September 08, 2014

Social Media's Unintended Effect

The summer is unofficially over, but before it gets too far away, let's do some warm-weather, laying-out-under-a-tree, stream of semi-consciousness...

Social Media's Unintended Effect
Those with open minds and clear heads should by now have learned something very important about marketing from social media. We should have learned how weak consumers' attachments are to most brands.

The idea that people would go on line in large numbers and have "conversations" about toothpaste and toasters and cereal and soap and cheese and shampoo and tomato sauce and tuna and tea and tires and... has proven to be a fantasy. Those who still promulgate this baloney are guilty of more than just naivete.

People with a vested interest in social media will continue to misrepresent its power and effectiveness. It's time for the rest of the ad industry to come clean.

Great New Blog... my partner in the Type A Group, Sharon Krinsky, called The Angry Boomer.

Sharon is funny and bawdy and you don't have to be a baby boomer to enjoy her blog. You just have to be angry.

Her first post is called At Least We Know Where Our Vaginas Are. Yeah, it's that kind of blog.

People Don't Like Online Shopping 
One of the facts that always surprises me is that only 6% of retail activity is done on line. Contrary to all the predictions of "experts," according to the U.S. Department of Commerce, 94% of retail activity still happens in brick-and-mortar stores.

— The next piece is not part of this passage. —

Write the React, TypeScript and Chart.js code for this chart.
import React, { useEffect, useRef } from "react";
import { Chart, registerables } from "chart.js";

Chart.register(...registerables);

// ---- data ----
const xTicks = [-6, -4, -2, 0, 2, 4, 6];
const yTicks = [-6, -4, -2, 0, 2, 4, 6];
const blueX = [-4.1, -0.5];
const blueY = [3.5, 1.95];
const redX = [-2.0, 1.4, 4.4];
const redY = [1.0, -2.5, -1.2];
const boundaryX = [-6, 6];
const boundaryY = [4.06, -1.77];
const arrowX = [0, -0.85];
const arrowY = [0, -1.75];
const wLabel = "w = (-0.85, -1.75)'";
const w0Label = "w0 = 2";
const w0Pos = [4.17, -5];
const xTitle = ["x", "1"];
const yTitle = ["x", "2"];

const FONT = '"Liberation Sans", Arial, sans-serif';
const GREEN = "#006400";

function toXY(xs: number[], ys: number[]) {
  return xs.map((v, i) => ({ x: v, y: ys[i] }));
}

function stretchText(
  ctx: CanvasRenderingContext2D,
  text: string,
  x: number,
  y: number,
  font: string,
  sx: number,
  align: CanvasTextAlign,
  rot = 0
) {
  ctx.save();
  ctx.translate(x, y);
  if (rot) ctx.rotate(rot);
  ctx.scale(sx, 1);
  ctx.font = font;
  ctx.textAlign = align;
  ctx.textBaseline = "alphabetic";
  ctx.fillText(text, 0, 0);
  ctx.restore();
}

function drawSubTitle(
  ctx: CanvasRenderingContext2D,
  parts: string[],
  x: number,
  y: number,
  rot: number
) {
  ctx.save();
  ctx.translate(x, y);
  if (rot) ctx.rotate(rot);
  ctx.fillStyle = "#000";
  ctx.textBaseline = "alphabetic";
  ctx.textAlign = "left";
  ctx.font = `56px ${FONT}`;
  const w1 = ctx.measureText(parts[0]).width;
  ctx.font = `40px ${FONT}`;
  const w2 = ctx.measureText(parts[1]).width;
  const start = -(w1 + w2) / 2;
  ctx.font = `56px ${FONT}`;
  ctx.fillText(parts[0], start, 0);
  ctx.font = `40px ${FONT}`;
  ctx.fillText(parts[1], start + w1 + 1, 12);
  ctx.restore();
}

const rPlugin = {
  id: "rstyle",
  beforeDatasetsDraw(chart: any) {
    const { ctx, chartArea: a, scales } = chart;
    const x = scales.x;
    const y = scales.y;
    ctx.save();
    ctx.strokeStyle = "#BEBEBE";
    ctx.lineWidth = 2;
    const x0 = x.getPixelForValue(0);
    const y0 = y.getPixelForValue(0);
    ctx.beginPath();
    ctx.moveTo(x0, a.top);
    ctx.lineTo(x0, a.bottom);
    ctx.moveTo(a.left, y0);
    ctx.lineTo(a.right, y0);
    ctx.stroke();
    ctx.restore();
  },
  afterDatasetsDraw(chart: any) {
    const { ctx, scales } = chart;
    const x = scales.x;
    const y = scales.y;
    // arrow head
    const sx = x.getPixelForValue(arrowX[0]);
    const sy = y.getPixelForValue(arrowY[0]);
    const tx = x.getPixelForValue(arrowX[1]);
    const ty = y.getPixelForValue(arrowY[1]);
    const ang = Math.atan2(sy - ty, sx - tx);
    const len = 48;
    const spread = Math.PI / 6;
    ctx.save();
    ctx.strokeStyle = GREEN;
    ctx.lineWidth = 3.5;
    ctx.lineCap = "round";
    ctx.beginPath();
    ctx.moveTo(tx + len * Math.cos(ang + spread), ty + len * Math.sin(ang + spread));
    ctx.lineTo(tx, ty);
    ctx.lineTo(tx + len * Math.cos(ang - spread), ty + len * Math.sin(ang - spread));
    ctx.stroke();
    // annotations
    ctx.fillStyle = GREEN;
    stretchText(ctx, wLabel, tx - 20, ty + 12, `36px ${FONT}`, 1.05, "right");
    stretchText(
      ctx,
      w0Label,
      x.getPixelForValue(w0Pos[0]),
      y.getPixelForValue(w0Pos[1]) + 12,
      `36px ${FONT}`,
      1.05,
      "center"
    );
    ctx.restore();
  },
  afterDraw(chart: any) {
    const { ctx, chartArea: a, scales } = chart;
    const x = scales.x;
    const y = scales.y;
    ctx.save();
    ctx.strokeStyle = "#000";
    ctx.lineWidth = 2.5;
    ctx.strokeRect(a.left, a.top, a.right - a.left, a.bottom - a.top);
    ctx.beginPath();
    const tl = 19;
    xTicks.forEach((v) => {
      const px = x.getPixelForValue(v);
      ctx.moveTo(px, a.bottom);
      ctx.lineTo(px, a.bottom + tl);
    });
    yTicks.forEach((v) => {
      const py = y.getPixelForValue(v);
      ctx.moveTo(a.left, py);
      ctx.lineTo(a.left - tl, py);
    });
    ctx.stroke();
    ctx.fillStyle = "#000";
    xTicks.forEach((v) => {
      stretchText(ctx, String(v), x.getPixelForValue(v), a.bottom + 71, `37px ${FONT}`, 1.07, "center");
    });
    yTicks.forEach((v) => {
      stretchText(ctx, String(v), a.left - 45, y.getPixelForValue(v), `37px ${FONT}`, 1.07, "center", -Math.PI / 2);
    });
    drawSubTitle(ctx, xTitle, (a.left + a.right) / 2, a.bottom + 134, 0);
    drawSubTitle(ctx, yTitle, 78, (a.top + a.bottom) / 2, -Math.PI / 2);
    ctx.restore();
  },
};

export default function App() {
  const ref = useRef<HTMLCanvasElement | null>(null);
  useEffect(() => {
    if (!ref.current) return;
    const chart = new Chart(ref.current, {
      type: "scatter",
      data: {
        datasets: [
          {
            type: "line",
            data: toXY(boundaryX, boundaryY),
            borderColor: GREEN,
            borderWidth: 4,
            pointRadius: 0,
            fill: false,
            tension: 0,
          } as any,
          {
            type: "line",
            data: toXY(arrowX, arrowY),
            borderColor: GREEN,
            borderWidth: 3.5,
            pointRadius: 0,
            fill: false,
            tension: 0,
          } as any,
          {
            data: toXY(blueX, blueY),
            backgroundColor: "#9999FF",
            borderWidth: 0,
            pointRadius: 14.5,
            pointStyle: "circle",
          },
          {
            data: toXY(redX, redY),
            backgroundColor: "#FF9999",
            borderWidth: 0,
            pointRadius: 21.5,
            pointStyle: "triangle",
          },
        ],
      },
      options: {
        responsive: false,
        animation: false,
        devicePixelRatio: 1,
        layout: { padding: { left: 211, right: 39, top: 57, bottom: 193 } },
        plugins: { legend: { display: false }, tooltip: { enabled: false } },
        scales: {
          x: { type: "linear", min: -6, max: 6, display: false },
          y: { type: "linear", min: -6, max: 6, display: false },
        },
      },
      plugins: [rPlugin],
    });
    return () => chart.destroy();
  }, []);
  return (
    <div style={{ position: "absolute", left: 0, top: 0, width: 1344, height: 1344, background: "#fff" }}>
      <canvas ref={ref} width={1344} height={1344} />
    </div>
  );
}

As regular readers know, I have no use for self-reported surveys masquerading as research. Every now and then, however, self-reported behavior almost agrees with actual behavior. Such was the case recently in a study reported in Forbes. The finding was this:
“Ninety percent of shoppers surveyed would prefer to buy in a brick-and-mortar store across demographic and age groups” 
Like we say here at The Ad Contrarian Worldwide Headquarters (way too often), marketers always underestimate the power of traditional consumer behavior.


Charlotte said...

The unintended effect of social media is having a conversation about ESPNs fantasy football site going down last night during the Big Game. If there’s anything I’ve learned at my advanced age, social media is where (once you get past the ranting) you find some of the funniest comments written. Politician caught in a public restroom doing something not so political - go to Twitter and share.

Bob, since you only write three times a week, I have to turn to Twitter after a national disaster, as we experienced last night, for witty conversation. But hey, I have Sharon now. I’m having my next conversation with her.

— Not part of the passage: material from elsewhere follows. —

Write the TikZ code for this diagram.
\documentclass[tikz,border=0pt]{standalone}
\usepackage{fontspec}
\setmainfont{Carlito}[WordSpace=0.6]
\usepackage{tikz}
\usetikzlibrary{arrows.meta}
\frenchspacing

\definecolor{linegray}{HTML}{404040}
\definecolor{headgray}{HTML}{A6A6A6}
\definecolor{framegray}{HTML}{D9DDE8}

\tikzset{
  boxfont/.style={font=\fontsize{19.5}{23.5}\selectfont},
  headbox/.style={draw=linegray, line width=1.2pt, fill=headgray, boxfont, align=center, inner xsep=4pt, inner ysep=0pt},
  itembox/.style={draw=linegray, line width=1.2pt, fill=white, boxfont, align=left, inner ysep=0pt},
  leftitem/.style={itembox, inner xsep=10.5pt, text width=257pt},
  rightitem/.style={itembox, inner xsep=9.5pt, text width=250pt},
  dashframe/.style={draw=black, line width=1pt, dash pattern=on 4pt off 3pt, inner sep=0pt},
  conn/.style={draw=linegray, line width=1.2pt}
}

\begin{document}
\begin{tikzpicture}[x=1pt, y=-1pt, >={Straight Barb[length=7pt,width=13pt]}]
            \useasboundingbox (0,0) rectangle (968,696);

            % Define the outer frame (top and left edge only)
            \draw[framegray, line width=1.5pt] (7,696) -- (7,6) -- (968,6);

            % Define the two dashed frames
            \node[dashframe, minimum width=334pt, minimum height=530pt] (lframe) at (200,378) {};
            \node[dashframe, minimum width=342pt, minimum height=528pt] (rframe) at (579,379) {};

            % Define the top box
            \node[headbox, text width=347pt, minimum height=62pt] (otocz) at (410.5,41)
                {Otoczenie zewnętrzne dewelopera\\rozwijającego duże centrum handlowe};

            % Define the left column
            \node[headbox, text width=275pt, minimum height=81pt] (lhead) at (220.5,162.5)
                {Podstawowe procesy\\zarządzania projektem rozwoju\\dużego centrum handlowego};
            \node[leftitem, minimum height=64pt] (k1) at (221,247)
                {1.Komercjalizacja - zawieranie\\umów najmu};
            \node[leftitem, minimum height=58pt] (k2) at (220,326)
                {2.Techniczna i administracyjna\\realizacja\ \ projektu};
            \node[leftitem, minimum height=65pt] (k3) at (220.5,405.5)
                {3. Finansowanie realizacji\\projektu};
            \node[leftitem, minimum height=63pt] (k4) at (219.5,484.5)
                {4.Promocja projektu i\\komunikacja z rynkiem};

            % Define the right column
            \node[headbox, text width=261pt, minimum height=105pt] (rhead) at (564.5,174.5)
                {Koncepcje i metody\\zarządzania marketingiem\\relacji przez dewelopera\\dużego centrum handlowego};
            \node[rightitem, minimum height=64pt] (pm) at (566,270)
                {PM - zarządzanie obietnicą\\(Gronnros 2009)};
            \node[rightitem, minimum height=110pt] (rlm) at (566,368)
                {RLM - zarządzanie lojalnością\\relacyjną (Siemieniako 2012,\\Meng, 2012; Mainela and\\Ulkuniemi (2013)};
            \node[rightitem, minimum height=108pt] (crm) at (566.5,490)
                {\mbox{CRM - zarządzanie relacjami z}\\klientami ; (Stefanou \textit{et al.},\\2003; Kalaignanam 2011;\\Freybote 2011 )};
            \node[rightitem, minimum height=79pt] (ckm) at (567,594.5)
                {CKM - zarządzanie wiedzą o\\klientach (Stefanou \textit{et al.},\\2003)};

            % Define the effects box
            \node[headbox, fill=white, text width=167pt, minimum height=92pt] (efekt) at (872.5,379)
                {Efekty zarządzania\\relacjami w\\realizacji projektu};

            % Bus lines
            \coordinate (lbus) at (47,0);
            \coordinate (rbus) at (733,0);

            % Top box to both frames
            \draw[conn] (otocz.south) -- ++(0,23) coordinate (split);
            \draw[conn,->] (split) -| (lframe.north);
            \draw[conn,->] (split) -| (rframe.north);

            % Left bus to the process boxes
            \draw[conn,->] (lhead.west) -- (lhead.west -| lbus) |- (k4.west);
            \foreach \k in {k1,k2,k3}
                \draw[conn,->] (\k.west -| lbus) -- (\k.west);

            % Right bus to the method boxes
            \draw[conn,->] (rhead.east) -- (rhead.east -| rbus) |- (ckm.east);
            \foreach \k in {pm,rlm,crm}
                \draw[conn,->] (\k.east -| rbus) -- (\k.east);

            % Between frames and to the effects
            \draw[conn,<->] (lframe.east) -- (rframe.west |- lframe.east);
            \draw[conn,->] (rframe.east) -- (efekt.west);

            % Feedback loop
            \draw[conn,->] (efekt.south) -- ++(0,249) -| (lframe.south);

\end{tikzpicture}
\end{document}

And about shopping: I hate shopping. Anywhere. Except for Amazon where I plan to buy your next book.

ForCryingOutLoud said...


Dan Plant said...

On the topic of online shopping, I think things vary by market. It sounds like the US has had particularly slow take-up of online shopping, but then you guys still use cheques (checks?) to pay for stuff, so maybe there is more of a culture of caution around this stuff in the US. In the UK, I think that we are around 12% of all retail sales, which clearly isn't huge, but it is much higher for certain categories. Even at this level it has had a decimating effect on the British high street where numerous very well known brick and mortar operations have gone bust/into administration in the past 10 years due to their inability to compete with their online counterparts (See Woolworths, Borders, HMV, Blockbusters, GAME, Blacks, Jessops) We are seeing whole town centres that are becoming ghost towns because there are no proper shops left other than pound stores and betting shops.

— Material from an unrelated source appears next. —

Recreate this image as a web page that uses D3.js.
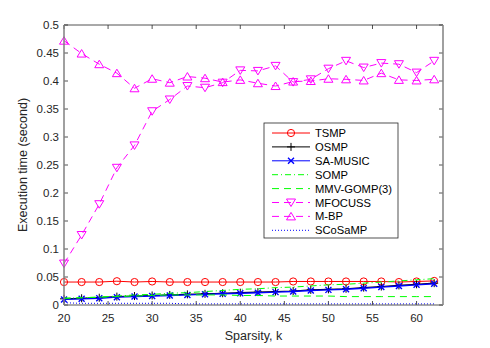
<!DOCTYPE html>
<html>
<head>
<meta charset="utf-8">
<script src="https://cdn.jsdelivr.net/npm/d3@7/dist/d3.min.js"></script>
<style>
  body { margin: 0; background: #fff; }
  svg { display: block; font-family: "Liberation Sans", Arial, Helvetica, sans-serif; }
</style>
</head>
<body>
<svg id="chart" width="490" height="348"></svg>
<script>
const sparsity = d3.range(20, 63, 2);

const tsmp    = [0.041, 0.041, 0.041, 0.0425, 0.041, 0.042, 0.041, 0.041, 0.041, 0.041, 0.041, 0.041, 0.041, 0.042, 0.042, 0.042, 0.042, 0.042, 0.042, 0.041, 0.042, 0.043];
const osmp    = [0.011, 0.012, 0.013, 0.015, 0.016, 0.017, 0.018, 0.019, 0.020, 0.021, 0.022, 0.023, 0.024, 0.025, 0.027, 0.028, 0.029, 0.031, 0.033, 0.035, 0.037, 0.039];
const saMusic = [0.010, 0.011, 0.012, 0.014, 0.015, 0.016, 0.017, 0.018, 0.019, 0.020, 0.021, 0.022, 0.023, 0.024, 0.026, 0.027, 0.028, 0.030, 0.032, 0.034, 0.036, 0.038];
const somp    = [0.012, 0.013, 0.014, 0.016, 0.018, 0.019, 0.021, 0.022, 0.024, 0.026, 0.028, 0.029, 0.031, 0.032, 0.034, 0.036, 0.037, 0.039, 0.041, 0.043, 0.045, 0.047];
const mmvGomp = [0.012, 0.013, 0.014, 0.015, 0.016, 0.017, 0.018, 0.018, 0.018, 0.018, 0.017, 0.017, 0.016, 0.016, 0.016, 0.016, 0.015, 0.015, 0.015, 0.015, 0.015, 0.015];
const mfocuss = [0.074, 0.125, 0.180, 0.245, 0.285, 0.346, 0.367, 0.391, 0.388, 0.397, 0.419, 0.418, 0.427, 0.398, 0.403, 0.422, 0.436, 0.424, 0.432, 0.430, 0.415, 0.436];
const mbp     = [0.472, 0.449, 0.430, 0.414, 0.387, 0.404, 0.397, 0.408, 0.405, 0.398, 0.402, 0.396, 0.391, 0.399, 0.400, 0.404, 0.403, 0.401, 0.414, 0.402, 0.401, 0.403];
const scosamp = [0.004, 0.003, 0.003, 0.003, 0.003, 0.003, 0.003, 0.002, 0.002, 0.002, 0.002, 0.002, 0.002, 0.002, 0.002, 0.002, 0.002, 0.002, 0.002, 0.002, 0.002, 0.002];

const xTicks = [20, 25, 30, 35, 40, 45, 50, 55, 60];
const yTicks = [0, 0.05, 0.1, 0.15, 0.2, 0.25, 0.3, 0.35, 0.4, 0.45, 0.5];

const series = [
  { name: "TSMP", values: tsmp, color: "#ff0000", dash: null, marker: "circle", width: 1 },
  { name: "OSMP", values: osmp, color: "#000000", dash: null, marker: "plus", width: 1.2 },
  { name: "SA-MUSIC", values: saMusic, color: "#0000ff", dash: null, marker: "x", width: 1.4 },
  { name: "SOMP", values: somp, color: "#00ff00", dash: "6,3,1,3", marker: null, width: 1 },
  { name: "MMV-GOMP(3)", values: mmvGomp, color: "#00ff00", dash: "7,5", marker: null, width: 1 },
  { name: "MFOCUSS", values: mfocuss, color: "#ff00ff", dash: "7,5", marker: "down", width: 1 },
  { name: "M-BP", values: mbp, color: "#ff00ff", dash: "7,5", marker: "up", width: 1 },
  { name: "SCoSaMP", values: scosamp, color: "#0000ff", dash: "1,2", marker: null, width: 1 }
];

const margin = { left: 64, right: 47, top: 25, bottom: 43 };
const W = 490, H = 348;
const svg = d3.select("#chart");

const x = d3.scaleLinear().domain([20, 63]).range([margin.left, W - margin.right]);
const y = d3.scaleLinear().domain([0, 0.5]).range([H - margin.bottom, margin.top]);

const txt = "#262626";
const tickLen = 4;

const x0 = x.range()[0], x1 = x.range()[1], y0 = y.range()[0], y1 = y.range()[1];

// ticks inside, all four sides
const tickG = svg.append("g").attr("stroke", txt).attr("stroke-width", 0.8);
xTicks.forEach(t => {
  tickG.append("line").attr("x1", x(t)).attr("x2", x(t)).attr("y1", y0).attr("y2", y0 - tickLen);
  tickG.append("line").attr("x1", x(t)).attr("x2", x(t)).attr("y1", y1).attr("y2", y1 + tickLen);
});
yTicks.forEach(t => {
  tickG.append("line").attr("x1", x0).attr("x2", x0 + tickLen).attr("y1", y(t)).attr("y2", y(t));
  tickG.append("line").attr("x1", x1).attr("x2", x1 - tickLen).attr("y1", y(t)).attr("y2", y(t));
});

// tick labels
svg.append("g").selectAll("text").data(xTicks).join("text")
  .attr("x", d => x(d)).attr("y", y0 + 17)
  .attr("text-anchor", "middle").attr("font-size", 11.5).attr("fill", txt)
  .text(d => d);
svg.append("g").selectAll("text").data(yTicks).join("text")
  .attr("x", x0 - 5).attr("y", d => y(d) + 4)
  .attr("text-anchor", "end").attr("font-size", 11.5).attr("fill", txt)
  .text(d => d3.format("~g")(d));

// axis titles
svg.append("text").attr("x", (x0 + x1) / 2).attr("y", y0 + 35)
  .attr("text-anchor", "middle").attr("font-size", 12.5).attr("fill", txt)
  .text("Sparsity, k");
svg.append("text").attr("transform", `translate(27,${(y0 + y1) / 2}) rotate(-90)`)
  .attr("text-anchor", "middle").attr("font-size", 12.5).attr("fill", txt)
  .text("Execution time (second)");

function drawMarker(g, type, cx, cy, color) {
  const s = 4;
  if (type === "circle") {
    g.append("circle").attr("cx", cx).attr("cy", cy).attr("r", 3.6)
      .attr("fill", "none").attr("stroke", color).attr("stroke-width", 1);
  } else if (type === "plus") {
    g.append("path").attr("d", `M${cx - s},${cy}H${cx + s}M${cx},${cy - s}V${cy + s}`)
      .attr("stroke", color).attr("stroke-width", 1).attr("fill", "none");
  } else if (type === "x") {
    const a = 3;
    g.append("path").attr("d", `M${cx - a},${cy - a}L${cx + a},${cy + a}M${cx - a},${cy + a}L${cx + a},${cy - a}`)
      .attr("stroke", color).attr("stroke-width", 1.4).attr("fill", "none");
  } else if (type === "down") {
    g.append("path").attr("d", `M${cx - 4.5},${cy - 3.5}L${cx + 4.5},${cy - 3.5}L${cx},${cy + 4}Z`)
      .attr("stroke", color).attr("stroke-width", 1).attr("fill", "none");
  } else if (type === "up") {
    g.append("path").attr("d", `M${cx - 4.5},${cy + 3.5}L${cx + 4.5},${cy + 3.5}L${cx},${cy - 4}Z`)
      .attr("stroke", color).attr("stroke-width", 1).attr("fill", "none");
  }
}

const line = d3.line().x((d, i) => x(sparsity[i])).y(d => y(d));
const plotG = svg.append("g");
series.forEach(s => {
  plotG.append("path").datum(s.values)
    .attr("d", line)
    .attr("fill", "none").attr("stroke", s.color).attr("stroke-width", s.width)
    .attr("stroke-dasharray", s.dash);
  if (s.marker) {
    const mg = plotG.append("g");
    s.values.forEach((v, i) => drawMarker(mg, s.marker, x(sparsity[i]), y(v), s.color));
  }
});

// box: left/right gray, top/bottom dark
svg.append("line").attr("x1", x0).attr("x2", x1).attr("y1", y1).attr("y2", y1).attr("stroke", txt).attr("stroke-width", 0.8);
svg.append("line").attr("x1", x0).attr("x2", x1).attr("y1", y0).attr("y2", y0).attr("stroke", "#555").attr("stroke-width", 1);
svg.append("line").attr("x1", x0).attr("x2", x0).attr("y1", y1).attr("y2", y0).attr("stroke", "#808080").attr("stroke-width", 1.5);
svg.append("line").attr("x1", x1).attr("x2", x1).attr("y1", y1).attr("y2", y0).attr("stroke", "#808080").attr("stroke-width", 1.5);

// legend
const lg = svg.append("g");
const lx = 264, ly = 123, lw = 134, lh = 115;
lg.append("rect").attr("x", lx).attr("y", ly).attr("width", lw).attr("height", lh)
  .attr("fill", "#fff").attr("stroke", txt).attr("stroke-width", 0.8);
series.forEach((s, i) => {
  const yy = ly + 10 + i * 13.9;
  lg.append("line").attr("x1", lx + 8).attr("x2", lx + 46).attr("y1", yy).attr("y2", yy)
    .attr("stroke", s.color).attr("stroke-width", 1).attr("stroke-dasharray", s.dash);
  if (s.marker) drawMarker(lg, s.marker, lx + 27, yy, s.color);
  lg.append("text").attr("x", lx + 51).attr("y", yy + 4)
    .attr("font-size", 11.2).attr("fill", "#000").text(s.name);
});
</script>
</body>
</html>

I guess the point is that even a small shift in consumer behaviour can have a much more dramatic economic effect and so should not be dismissed too lightly.

bob hoffman said...

Good point. I always expected online shopping to be more popular in US and expect it will continue to grow as paying online becomes easier

LisaB said...

Broadband is cheaper and faster in the UK than in the US as well as more ubiquitous. The US has always shocked me with it's technological obsolescence and slow speed of adoption

LeShann said...

Online shopping is even stronger in China than the UK. It can greatly improve physical availability in the market.

And as you point out, it entirely depends on the category. Personally there are plenty of things I won't bother going into a shop to buy anymore - and they usually happen to be things I spend a lot of money on.